*PROBLEM REQUIREMENTS:*
Tally every line of the listing where the string "this" is found, and state the total alone.

*PROVIDED INFORMATION:*
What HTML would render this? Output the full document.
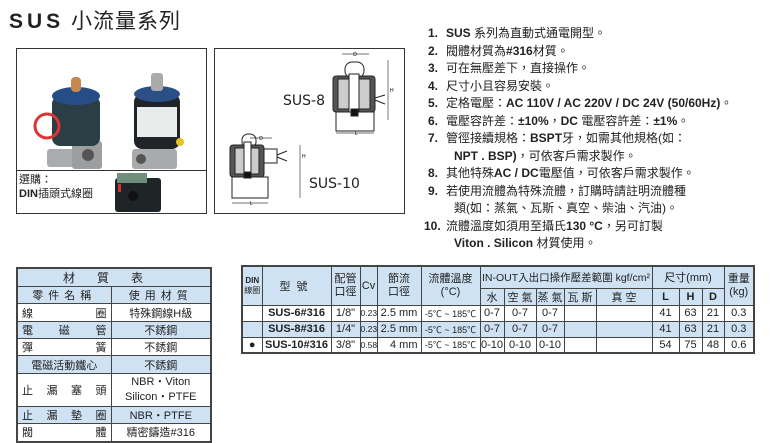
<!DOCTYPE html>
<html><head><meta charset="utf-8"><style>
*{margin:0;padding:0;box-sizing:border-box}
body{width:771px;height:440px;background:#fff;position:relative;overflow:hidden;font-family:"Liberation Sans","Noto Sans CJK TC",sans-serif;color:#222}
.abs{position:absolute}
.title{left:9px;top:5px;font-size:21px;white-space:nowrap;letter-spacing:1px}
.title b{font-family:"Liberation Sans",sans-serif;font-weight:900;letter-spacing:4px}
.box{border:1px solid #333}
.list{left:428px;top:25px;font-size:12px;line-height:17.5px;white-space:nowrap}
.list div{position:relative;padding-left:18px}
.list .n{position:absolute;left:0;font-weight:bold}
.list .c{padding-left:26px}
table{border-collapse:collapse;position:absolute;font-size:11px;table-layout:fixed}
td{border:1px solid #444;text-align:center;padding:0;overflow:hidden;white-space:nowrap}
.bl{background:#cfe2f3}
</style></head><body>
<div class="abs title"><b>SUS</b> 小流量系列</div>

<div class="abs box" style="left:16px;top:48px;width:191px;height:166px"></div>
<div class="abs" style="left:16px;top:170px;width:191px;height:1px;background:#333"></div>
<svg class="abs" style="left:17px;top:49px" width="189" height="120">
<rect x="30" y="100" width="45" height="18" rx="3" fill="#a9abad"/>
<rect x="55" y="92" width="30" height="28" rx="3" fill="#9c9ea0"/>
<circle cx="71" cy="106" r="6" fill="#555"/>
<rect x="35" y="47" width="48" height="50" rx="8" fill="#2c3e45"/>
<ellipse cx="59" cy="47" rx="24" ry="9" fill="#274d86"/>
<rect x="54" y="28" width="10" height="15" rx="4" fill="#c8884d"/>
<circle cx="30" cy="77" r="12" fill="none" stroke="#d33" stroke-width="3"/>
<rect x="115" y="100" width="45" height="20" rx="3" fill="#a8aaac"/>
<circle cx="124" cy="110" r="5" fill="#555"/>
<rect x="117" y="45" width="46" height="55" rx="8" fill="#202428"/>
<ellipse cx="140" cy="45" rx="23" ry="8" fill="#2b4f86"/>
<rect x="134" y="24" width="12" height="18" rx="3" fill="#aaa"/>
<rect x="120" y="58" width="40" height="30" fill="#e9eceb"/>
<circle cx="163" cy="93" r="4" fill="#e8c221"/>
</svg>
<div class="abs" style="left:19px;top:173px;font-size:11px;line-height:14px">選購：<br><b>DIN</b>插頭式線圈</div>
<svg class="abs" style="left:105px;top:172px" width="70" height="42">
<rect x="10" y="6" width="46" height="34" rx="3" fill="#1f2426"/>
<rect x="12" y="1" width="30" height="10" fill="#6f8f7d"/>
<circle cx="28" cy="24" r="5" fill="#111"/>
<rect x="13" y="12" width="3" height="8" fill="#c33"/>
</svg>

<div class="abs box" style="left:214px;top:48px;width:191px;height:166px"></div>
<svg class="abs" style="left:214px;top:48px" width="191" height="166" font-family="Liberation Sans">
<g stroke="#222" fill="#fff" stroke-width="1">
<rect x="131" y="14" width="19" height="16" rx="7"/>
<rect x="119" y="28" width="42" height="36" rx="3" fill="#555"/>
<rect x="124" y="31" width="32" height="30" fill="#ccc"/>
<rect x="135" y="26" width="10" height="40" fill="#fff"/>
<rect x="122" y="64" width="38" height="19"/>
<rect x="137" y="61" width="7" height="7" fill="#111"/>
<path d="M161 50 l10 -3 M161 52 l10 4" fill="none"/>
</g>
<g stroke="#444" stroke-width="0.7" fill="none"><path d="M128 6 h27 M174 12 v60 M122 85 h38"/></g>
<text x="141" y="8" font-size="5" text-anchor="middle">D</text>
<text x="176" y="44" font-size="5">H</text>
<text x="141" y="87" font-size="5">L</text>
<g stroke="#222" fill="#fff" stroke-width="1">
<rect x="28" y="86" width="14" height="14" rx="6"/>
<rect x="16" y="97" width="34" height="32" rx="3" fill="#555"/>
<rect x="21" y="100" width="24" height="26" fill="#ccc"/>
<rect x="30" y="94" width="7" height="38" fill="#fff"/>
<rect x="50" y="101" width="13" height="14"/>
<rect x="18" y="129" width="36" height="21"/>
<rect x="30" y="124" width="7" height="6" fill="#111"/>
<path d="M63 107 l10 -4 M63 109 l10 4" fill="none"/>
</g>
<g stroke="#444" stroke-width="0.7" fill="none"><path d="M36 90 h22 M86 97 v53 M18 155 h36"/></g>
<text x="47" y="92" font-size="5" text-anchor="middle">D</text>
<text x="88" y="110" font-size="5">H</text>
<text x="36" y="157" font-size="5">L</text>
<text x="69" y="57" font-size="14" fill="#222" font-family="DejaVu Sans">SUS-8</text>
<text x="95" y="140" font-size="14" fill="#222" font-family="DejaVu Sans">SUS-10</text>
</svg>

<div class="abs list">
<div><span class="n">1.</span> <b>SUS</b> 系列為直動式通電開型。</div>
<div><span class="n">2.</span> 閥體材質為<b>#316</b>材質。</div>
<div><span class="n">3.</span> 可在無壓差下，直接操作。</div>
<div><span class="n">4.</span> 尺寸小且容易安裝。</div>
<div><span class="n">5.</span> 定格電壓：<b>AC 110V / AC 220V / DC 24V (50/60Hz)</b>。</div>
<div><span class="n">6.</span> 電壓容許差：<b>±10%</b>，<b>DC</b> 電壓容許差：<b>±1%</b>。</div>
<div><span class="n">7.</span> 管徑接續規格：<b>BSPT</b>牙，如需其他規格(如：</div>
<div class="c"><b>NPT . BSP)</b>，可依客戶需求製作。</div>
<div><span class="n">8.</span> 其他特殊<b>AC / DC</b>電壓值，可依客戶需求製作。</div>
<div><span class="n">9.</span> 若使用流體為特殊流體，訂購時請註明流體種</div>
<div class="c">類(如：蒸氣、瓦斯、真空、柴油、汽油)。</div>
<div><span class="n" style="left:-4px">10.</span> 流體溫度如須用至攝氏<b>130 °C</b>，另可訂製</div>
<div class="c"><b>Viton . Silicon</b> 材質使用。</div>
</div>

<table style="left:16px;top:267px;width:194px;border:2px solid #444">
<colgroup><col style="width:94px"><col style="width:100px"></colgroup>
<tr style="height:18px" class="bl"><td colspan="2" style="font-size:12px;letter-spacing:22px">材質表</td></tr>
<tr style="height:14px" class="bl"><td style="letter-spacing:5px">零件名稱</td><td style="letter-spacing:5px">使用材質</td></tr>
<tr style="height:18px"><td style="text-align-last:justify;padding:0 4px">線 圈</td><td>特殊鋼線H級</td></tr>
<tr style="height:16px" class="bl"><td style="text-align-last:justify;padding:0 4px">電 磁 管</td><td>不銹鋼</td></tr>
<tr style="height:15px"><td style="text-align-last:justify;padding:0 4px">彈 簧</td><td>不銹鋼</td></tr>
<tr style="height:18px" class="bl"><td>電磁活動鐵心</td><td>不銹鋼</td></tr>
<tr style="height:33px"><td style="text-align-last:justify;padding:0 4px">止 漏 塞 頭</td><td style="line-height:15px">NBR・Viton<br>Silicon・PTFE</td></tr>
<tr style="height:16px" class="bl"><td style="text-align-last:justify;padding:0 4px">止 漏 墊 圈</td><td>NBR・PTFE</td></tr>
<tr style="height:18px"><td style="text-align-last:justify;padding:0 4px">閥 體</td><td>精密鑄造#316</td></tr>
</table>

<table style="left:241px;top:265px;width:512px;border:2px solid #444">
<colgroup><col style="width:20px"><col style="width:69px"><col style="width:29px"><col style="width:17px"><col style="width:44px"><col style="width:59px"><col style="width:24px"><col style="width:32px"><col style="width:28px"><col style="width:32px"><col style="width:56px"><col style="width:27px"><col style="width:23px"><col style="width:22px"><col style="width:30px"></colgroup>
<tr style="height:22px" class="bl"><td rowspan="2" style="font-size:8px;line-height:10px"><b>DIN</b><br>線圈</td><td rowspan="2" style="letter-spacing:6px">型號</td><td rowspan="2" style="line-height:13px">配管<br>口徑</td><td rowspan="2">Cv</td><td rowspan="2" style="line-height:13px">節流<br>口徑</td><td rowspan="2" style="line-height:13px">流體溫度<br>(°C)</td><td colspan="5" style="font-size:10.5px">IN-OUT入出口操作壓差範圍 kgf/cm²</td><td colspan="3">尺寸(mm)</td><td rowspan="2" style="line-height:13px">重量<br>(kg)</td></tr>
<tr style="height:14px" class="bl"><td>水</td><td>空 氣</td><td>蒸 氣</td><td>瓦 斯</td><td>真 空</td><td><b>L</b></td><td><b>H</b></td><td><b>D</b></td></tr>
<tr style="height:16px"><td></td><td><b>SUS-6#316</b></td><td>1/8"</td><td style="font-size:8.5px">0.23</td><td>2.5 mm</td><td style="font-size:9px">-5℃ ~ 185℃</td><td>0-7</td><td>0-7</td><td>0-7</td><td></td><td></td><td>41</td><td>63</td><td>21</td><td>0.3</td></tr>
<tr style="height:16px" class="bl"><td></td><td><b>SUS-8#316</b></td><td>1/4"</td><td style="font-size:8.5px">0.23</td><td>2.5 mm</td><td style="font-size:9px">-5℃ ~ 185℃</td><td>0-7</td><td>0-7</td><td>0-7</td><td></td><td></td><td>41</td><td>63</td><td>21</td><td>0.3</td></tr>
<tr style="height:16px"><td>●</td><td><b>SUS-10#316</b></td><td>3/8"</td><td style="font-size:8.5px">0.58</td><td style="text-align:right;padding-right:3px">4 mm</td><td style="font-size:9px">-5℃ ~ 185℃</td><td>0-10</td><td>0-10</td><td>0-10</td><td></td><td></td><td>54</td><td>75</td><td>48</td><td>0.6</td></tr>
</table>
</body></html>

==

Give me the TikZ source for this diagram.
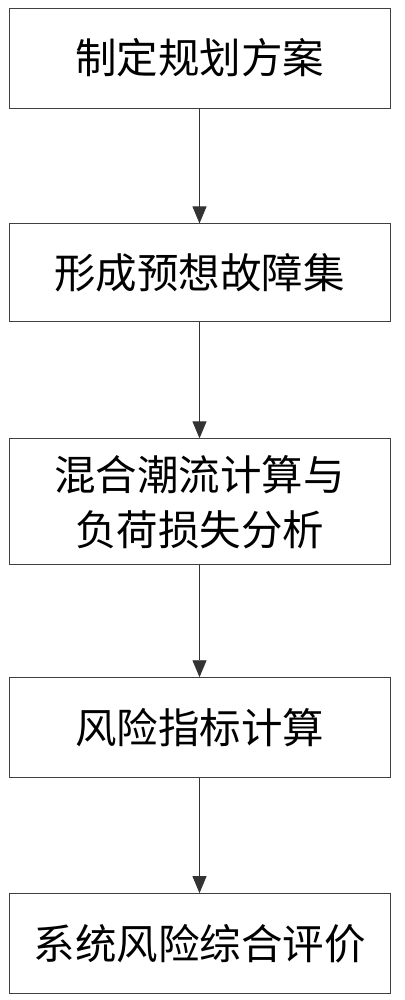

*ANSWER TO THE EXERCISE:*
2